**DATA SHOWN**
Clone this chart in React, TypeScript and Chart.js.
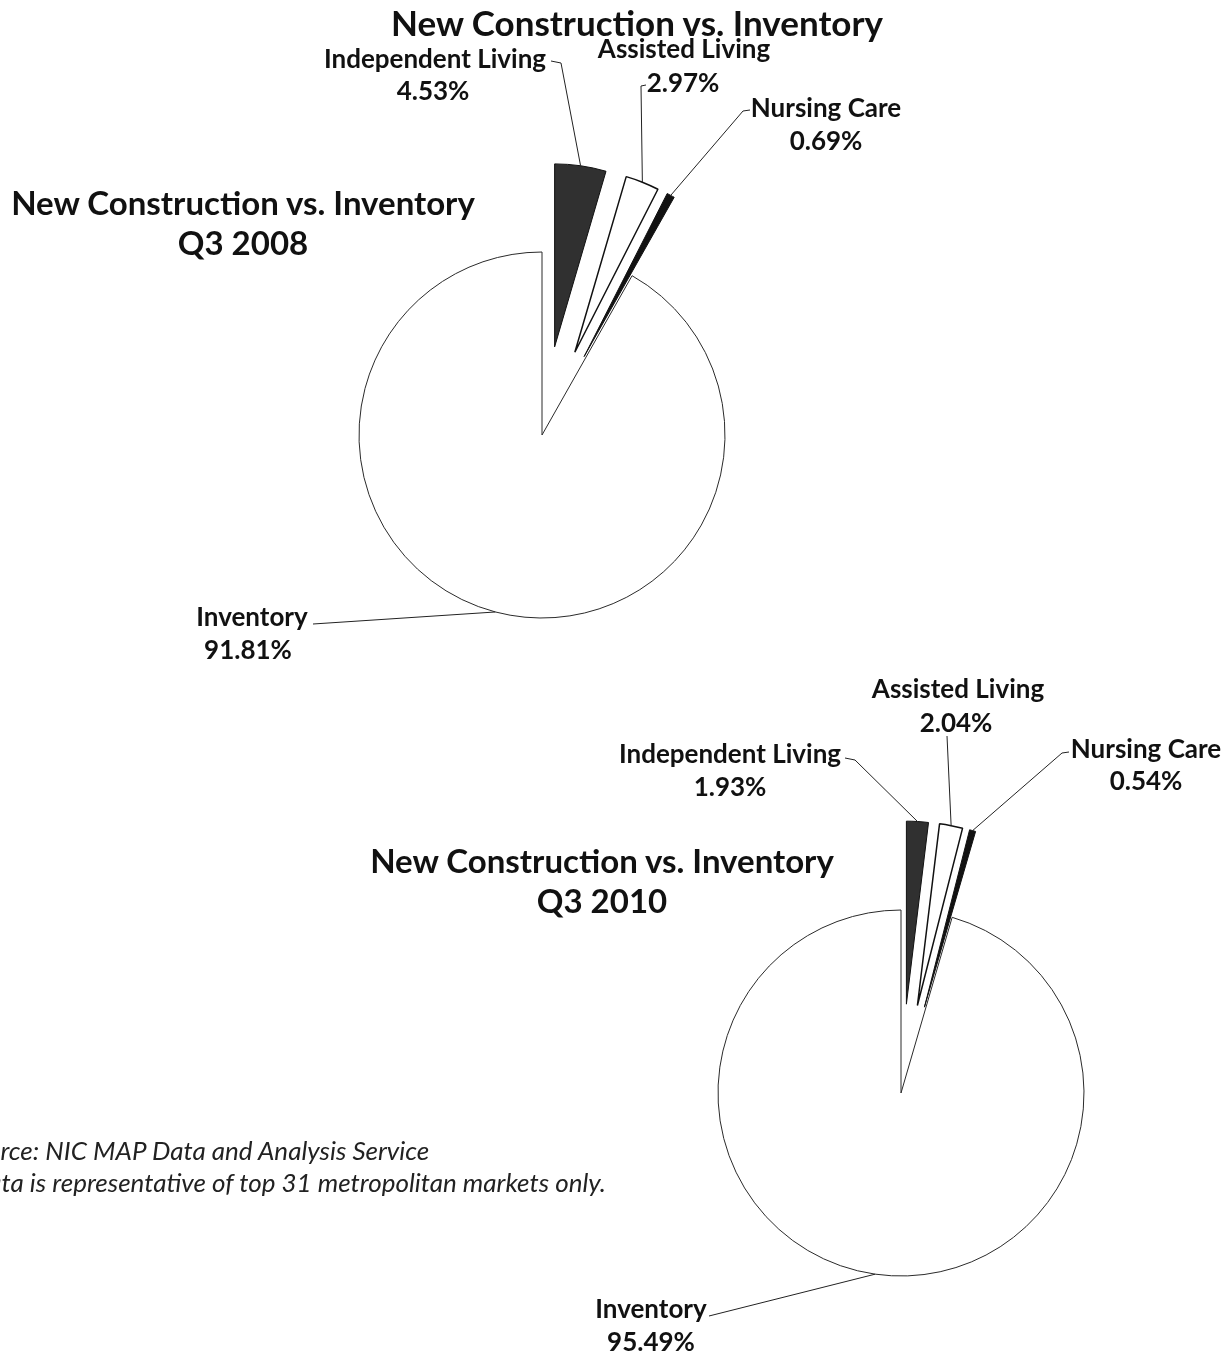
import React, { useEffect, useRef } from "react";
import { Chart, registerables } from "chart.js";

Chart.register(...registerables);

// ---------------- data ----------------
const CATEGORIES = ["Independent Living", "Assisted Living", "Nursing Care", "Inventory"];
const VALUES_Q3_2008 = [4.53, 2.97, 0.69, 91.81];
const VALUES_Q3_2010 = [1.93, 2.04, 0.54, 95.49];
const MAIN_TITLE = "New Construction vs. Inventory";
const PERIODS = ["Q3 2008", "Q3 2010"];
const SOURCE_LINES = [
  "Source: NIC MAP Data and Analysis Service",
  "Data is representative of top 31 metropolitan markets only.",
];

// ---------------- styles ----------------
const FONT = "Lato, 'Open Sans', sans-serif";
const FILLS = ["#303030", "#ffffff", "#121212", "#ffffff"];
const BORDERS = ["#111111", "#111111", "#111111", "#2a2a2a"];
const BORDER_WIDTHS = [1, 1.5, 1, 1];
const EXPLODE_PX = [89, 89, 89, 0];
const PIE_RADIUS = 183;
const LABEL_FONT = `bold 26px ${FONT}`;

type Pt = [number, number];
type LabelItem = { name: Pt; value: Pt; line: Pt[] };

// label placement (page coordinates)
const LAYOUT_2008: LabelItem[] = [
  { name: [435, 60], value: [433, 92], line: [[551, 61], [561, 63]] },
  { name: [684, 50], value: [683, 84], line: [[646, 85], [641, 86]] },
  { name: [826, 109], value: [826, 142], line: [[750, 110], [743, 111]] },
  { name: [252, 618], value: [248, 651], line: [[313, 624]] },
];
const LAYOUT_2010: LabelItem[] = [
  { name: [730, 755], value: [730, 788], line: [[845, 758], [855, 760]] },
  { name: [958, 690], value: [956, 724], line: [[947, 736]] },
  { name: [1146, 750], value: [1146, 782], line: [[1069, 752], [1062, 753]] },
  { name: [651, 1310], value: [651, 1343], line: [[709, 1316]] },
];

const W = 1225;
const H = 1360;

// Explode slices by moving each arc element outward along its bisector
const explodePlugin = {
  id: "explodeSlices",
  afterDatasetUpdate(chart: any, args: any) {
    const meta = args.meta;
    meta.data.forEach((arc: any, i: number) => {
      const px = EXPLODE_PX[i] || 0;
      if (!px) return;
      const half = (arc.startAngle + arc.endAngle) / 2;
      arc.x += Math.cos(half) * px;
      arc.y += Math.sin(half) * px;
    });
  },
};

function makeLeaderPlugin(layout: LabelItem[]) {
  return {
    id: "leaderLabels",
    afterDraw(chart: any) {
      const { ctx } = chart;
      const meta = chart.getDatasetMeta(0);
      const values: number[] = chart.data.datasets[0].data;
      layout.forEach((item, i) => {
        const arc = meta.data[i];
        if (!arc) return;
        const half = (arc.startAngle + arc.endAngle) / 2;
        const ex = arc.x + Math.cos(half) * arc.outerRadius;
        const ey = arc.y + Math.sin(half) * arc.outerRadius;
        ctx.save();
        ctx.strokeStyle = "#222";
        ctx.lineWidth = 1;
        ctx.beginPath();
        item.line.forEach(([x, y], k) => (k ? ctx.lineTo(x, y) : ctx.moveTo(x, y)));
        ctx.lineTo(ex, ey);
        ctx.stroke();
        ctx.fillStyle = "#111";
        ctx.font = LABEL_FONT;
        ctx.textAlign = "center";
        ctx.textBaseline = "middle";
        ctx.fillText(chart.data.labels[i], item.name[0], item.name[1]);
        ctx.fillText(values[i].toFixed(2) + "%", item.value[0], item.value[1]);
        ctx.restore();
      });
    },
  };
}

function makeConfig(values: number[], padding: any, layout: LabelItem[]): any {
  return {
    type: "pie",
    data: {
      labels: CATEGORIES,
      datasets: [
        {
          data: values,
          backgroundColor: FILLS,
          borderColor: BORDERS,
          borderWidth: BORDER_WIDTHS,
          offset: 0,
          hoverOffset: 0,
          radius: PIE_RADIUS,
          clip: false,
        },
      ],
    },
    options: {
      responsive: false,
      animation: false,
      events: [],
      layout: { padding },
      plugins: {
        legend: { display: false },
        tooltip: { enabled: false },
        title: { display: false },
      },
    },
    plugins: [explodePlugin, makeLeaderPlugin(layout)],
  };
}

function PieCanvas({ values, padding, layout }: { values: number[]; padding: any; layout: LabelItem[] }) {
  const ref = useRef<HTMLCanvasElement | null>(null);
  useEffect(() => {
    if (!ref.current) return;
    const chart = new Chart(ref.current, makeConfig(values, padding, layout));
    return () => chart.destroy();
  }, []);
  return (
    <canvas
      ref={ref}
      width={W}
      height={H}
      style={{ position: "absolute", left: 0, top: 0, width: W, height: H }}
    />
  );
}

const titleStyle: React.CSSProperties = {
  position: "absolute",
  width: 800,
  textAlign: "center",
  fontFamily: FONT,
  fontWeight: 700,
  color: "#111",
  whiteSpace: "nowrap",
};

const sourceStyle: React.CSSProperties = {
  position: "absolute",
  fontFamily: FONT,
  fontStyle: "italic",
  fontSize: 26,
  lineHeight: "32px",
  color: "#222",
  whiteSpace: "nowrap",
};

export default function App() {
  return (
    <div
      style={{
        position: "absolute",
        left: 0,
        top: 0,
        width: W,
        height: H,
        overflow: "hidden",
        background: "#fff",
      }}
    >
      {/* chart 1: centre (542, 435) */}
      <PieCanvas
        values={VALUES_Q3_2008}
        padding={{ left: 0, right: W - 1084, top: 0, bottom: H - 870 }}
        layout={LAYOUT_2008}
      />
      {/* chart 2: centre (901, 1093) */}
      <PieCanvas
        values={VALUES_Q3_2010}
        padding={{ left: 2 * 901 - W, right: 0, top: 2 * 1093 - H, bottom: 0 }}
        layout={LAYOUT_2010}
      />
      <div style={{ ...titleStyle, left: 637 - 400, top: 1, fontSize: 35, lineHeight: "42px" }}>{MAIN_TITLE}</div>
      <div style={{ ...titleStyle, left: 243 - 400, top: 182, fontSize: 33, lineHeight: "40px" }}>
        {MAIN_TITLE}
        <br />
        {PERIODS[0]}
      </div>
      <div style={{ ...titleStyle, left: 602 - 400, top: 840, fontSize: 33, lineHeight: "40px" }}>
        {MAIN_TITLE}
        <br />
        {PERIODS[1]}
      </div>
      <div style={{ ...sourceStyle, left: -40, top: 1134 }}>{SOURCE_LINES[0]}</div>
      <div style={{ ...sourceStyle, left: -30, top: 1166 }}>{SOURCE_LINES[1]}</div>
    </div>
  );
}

**TASK INSTRUCTIONS**
Look at the listing and set down only the lines from its start through the line with "Pt; value: Pt;", word for word and without pictures.

**SOLUTION**
Clone this chart in React, TypeScript and Chart.js.
import React, { useEffect, useRef } from "react";
import { Chart, registerables } from "chart.js";

Chart.register(...registerables);

// ---------------- data ----------------
const CATEGORIES = ["Independent Living", "Assisted Living", "Nursing Care", "Inventory"];
const VALUES_Q3_2008 = [4.53, 2.97, 0.69, 91.81];
const VALUES_Q3_2010 = [1.93, 2.04, 0.54, 95.49];
const MAIN_TITLE = "New Construction vs. Inventory";
const PERIODS = ["Q3 2008", "Q3 2010"];
const SOURCE_LINES = [
  "Source: NIC MAP Data and Analysis Service",
  "Data is representative of top 31 metropolitan markets only.",
];

// ---------------- styles ----------------
const FONT = "Lato, 'Open Sans', sans-serif";
const FILLS = ["#303030", "#ffffff", "#121212", "#ffffff"];
const BORDERS = ["#111111", "#111111", "#111111", "#2a2a2a"];
const BORDER_WIDTHS = [1, 1.5, 1, 1];
const EXPLODE_PX = [89, 89, 89, 0];
const PIE_RADIUS = 183;
const LABEL_FONT = `bold 26px ${FONT}`;

type Pt = [number, number];
type LabelItem = { name: Pt; value: Pt; line: Pt[] };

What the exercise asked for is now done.